__Exercise__
Count how many lines mention the word "this". Write that number alone.

__The records__
+---+
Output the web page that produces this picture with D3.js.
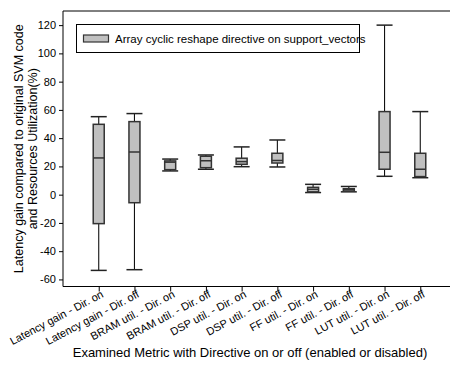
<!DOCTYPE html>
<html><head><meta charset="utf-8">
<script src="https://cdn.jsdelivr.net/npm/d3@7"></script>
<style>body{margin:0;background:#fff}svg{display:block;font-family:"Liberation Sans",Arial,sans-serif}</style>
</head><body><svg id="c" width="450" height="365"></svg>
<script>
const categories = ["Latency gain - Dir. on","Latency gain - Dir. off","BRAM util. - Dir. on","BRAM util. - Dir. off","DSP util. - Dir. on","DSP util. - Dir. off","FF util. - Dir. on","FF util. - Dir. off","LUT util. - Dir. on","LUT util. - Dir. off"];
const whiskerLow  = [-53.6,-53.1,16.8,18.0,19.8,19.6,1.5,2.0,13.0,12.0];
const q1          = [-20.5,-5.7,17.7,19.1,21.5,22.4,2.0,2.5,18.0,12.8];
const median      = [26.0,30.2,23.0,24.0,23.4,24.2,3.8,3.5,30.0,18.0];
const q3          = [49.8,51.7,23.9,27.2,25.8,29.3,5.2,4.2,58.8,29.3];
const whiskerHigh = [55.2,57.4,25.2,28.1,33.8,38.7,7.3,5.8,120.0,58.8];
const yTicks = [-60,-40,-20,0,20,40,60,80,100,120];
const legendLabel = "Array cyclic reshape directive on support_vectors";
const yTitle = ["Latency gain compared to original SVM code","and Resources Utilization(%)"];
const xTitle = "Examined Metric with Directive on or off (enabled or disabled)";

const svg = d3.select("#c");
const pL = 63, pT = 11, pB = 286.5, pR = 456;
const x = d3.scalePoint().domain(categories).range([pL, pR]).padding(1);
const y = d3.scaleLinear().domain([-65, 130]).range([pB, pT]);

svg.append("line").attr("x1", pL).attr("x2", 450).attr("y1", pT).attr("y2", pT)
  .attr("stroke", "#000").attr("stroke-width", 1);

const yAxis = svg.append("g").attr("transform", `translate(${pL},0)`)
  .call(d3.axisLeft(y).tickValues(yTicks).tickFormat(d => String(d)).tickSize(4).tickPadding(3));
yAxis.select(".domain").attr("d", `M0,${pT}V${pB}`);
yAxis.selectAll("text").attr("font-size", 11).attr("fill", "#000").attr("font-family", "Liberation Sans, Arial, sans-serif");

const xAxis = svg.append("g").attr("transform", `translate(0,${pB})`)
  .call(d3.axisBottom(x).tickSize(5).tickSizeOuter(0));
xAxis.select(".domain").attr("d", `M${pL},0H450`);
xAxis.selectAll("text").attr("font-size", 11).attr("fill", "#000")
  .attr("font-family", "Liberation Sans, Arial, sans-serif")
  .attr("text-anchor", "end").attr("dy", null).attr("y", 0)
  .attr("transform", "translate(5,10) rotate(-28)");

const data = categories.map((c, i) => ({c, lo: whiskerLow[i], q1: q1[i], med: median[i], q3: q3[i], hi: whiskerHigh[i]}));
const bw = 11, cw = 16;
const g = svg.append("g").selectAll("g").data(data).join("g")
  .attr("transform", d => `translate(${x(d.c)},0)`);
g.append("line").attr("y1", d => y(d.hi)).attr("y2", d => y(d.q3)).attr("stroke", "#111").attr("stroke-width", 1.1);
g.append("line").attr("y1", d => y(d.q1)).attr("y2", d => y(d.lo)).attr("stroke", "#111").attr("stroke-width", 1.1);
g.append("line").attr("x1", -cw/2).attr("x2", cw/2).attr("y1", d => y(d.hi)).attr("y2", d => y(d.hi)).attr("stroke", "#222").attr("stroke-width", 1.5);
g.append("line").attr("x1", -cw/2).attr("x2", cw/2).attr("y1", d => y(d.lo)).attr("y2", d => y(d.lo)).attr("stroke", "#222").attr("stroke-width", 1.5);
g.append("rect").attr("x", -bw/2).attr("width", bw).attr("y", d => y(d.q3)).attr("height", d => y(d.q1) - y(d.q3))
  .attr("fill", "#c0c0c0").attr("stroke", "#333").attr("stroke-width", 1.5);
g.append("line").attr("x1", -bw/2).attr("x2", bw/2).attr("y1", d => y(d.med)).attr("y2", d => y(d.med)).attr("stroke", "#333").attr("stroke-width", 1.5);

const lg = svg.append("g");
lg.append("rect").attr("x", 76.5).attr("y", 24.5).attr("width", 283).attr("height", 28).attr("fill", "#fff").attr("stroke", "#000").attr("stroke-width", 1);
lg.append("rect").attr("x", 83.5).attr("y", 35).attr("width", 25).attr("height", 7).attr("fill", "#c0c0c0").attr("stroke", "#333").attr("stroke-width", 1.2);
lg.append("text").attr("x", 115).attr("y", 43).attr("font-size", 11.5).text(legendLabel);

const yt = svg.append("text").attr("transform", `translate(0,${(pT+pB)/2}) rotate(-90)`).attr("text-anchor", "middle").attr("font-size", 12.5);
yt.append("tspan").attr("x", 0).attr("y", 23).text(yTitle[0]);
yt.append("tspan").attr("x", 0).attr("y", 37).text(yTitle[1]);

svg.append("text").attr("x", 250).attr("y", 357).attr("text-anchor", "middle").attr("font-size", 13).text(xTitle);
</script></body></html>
+---+
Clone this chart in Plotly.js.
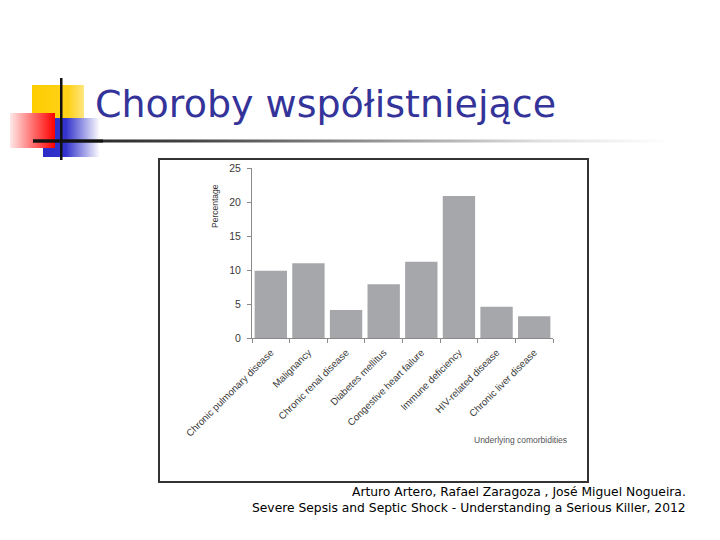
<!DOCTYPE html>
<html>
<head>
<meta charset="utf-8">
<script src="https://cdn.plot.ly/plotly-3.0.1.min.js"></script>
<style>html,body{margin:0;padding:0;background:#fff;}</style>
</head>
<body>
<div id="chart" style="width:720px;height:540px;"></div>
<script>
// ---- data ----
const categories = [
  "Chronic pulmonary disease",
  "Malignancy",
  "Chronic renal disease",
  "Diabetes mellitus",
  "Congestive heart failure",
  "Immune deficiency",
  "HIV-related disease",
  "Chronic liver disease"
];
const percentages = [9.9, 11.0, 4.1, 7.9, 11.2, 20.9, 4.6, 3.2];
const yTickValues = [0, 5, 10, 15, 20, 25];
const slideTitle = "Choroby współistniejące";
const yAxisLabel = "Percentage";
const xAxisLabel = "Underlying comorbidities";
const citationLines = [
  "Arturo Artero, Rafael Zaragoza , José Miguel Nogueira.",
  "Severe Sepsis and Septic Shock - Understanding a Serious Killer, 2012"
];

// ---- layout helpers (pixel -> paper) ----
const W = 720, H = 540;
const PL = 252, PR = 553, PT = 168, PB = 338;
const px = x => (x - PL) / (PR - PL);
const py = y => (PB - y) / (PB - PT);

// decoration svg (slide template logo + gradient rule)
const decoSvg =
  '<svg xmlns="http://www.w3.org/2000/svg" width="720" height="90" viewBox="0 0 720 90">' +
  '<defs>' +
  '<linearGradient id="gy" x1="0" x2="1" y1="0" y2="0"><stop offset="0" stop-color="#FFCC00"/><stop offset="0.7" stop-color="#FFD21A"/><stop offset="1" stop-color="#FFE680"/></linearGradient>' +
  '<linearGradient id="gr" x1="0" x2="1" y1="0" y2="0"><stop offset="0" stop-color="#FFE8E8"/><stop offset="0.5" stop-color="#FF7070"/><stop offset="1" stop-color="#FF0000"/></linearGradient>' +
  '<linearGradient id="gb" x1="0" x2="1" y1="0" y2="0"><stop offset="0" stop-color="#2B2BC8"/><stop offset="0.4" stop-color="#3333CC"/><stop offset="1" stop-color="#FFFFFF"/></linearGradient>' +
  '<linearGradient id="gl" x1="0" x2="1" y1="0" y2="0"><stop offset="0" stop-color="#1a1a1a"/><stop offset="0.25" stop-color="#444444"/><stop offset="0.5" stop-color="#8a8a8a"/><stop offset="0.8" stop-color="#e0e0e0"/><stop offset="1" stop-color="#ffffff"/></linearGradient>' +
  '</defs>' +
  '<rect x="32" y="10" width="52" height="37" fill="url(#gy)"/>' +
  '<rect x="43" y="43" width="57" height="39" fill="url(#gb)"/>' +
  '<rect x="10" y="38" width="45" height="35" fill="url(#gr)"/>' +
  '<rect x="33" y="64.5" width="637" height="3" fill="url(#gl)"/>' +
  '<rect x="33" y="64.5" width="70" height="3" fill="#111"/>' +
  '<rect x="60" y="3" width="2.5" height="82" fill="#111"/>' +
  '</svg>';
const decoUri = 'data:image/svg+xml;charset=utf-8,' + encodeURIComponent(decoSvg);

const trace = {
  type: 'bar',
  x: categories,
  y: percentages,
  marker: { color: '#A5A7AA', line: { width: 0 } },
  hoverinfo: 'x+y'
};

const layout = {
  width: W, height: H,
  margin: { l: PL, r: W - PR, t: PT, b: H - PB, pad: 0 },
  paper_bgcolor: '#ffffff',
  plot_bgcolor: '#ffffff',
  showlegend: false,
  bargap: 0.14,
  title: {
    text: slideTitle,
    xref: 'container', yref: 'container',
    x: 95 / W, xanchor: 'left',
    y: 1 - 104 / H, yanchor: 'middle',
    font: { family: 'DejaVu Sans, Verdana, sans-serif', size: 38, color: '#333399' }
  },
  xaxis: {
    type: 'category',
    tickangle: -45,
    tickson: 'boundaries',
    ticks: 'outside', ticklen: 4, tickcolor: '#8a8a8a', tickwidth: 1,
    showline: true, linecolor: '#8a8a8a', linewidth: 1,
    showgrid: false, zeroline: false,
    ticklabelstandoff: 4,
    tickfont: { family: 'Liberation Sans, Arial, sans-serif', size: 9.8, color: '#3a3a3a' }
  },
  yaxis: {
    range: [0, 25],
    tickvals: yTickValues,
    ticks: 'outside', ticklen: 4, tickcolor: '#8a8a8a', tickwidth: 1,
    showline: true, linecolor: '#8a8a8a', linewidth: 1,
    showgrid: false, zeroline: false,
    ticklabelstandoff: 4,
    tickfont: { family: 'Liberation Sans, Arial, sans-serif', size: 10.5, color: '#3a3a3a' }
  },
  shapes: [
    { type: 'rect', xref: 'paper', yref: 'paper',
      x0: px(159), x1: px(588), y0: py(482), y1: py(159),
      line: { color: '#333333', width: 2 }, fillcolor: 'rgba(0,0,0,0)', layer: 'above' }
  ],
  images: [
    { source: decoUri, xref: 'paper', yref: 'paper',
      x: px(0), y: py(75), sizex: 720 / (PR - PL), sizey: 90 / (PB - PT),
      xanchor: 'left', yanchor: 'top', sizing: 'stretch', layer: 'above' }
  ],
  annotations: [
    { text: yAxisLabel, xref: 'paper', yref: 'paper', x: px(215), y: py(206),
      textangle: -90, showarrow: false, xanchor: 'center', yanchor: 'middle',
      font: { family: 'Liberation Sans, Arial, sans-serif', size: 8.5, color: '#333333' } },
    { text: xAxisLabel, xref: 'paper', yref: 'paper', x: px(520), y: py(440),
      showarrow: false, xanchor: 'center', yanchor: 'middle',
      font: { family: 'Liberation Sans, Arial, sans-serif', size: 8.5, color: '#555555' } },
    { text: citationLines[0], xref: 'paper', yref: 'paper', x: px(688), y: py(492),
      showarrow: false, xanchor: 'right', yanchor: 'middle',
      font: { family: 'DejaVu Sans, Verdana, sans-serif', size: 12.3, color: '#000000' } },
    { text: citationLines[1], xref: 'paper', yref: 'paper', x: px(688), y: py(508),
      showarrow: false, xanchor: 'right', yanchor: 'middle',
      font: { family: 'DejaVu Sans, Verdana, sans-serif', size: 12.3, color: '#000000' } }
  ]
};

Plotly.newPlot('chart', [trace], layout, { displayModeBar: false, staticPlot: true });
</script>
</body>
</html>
+---+
__Reply__
2